Design Principles are a set of considerations that form the basis of any good product. In my words: guidelines to help designers with decision-making. The very first well-known principles came from Dieter Rams, a well-known industrial designer who you may know from his work at Braun. He shared a list of principles that define good design. Now you may think, how is he going to say what is good or bad? What is even good? Isn’t design a bit personal?

Well, these are the same questions he asked himself when defining the principles. He made them broad and clear to avoid this misconception and to let the designer interpret them in their own way. These are Dieter Rams’ principles:

  • Good design is innovative
  • Good design makes a product useful
  • Good design is aesthetic
  • Good design makes a product understandable
  • Good design is unobtrusive
  • Good design is honest
  • Good design is long-lasting
  • Good design is thorough down to the last detail
  • Good design is environmentally-friendly
  • Good design is as little design as possible

When reading these principles you can see that they are clear, define a well-thought-through product and describe something you want to use. At least that’s the feeling I’m getting from them. Of course these aren't the only principles, a lot of new principles have been defined since then.

→ Dieter Rams' design principles explained using his products designed at Braun. Definitely worth checking out! https://rolling.design/en/blog/dieter-rams

Design consistency principle

One of those principles is the principle of consistency. Being consistent means to always behave in the same way, to have the same attitude or to achieve the same results. A principle you can follow in life or in design.

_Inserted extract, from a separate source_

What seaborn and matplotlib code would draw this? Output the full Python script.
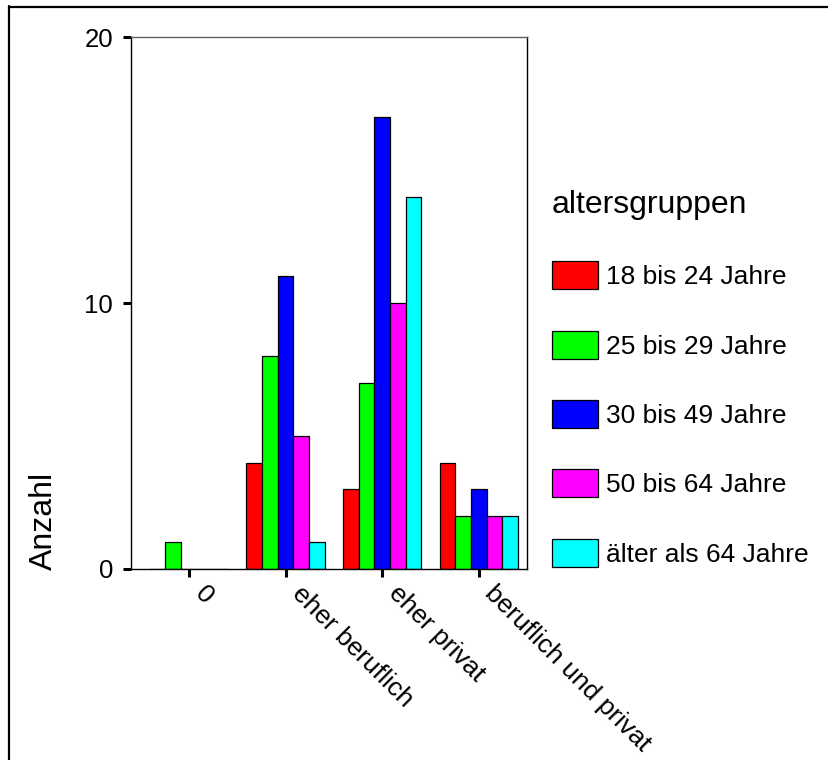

I think the meaning of consistency is very clear when it comes to design. A button always needs to look the same, a link should redirect you to another page, if the navigation is on the top, it should be on the top on every page, body text should be the same size everywhere, and so on…

Why be consistent when designing

Being consistent has a lot of advantages, it improves usability, learnability and just feels good because things look and function the same way and the way you expect them to. By default, humans try to be consistent because it feels secure and safe when things look and function in a similar way or the way we expect them to.

Other benefits:

  • Being able to handle the product faster
  • No confusion when using your product
  • Feels good to use

Different types of consistency

There are 2 types of being consistent, as mentioned with the button before it can be visual, the button uses the same color as all buttons, is the same size, same animations on hover. But it can also be functional, you expect a link to open a new window and a button to trigger an action, not the other way around.

You can distinguish 2 types of consistency in design, visual and functional.

Doesn’t this limit my creativity?

It speaks for itself that you don’t have to limit yourself, when starting a new project from scratch you are meant to experiment, try new things, and explore. You are meant to redesign your design x amount of times and compare, review, test, be blocked, and be happy when designing. But when it comes to finalizing your project it makes sense to not have 20 different fonts throughout your product and have a bunch of buttons that trigger different actions.

Tips ‘n tricks to fix consistency

Me telling what principles are, what consistency is, or what the benefits are isn’t directly going to help you be more consistent. Let me give you some of my tips to at least create a base to think about and to check with on your next project. For full disclaimer, I’m not perfect so I don’t always follow the rules and sometimes also lack consistency in design work but I can give you some tips that I try to follow each time I work on a project.

  • When designing a website that is a little bigger than your average one-pager, try to use a design system. This can be a very small one but that’s no problem. It creates a set of standards to manage your design and reduce inconsistency. Do you need something new? Create a new variant. This is especially handy during a handoff because your design system translates into general components that can be created.
  • When using Figma (or Sketch): Make use of its amazing features, create components, reuse them, add properties, create variants, create color styles, … Honestly the features go on.
  • Just go through your application, and ask yourself questions, is this really what I expect here, shouldn’t this be the same title as on that other page, why do I do this, …

Conclusion

Personally in the first phase, the experimental phase I tend to be very unorganised, I move frames around, drag images inside, use different fonts, create x amount of links, … and most of the time I don't clean up my experimental file. But when it comes to the final design I am very aware and try to be as consistent as possible. Because I go crazy when something has 30 different border radiuses. Maybe it’s just a me problem but I think I’m not the only one frustrated sometimes.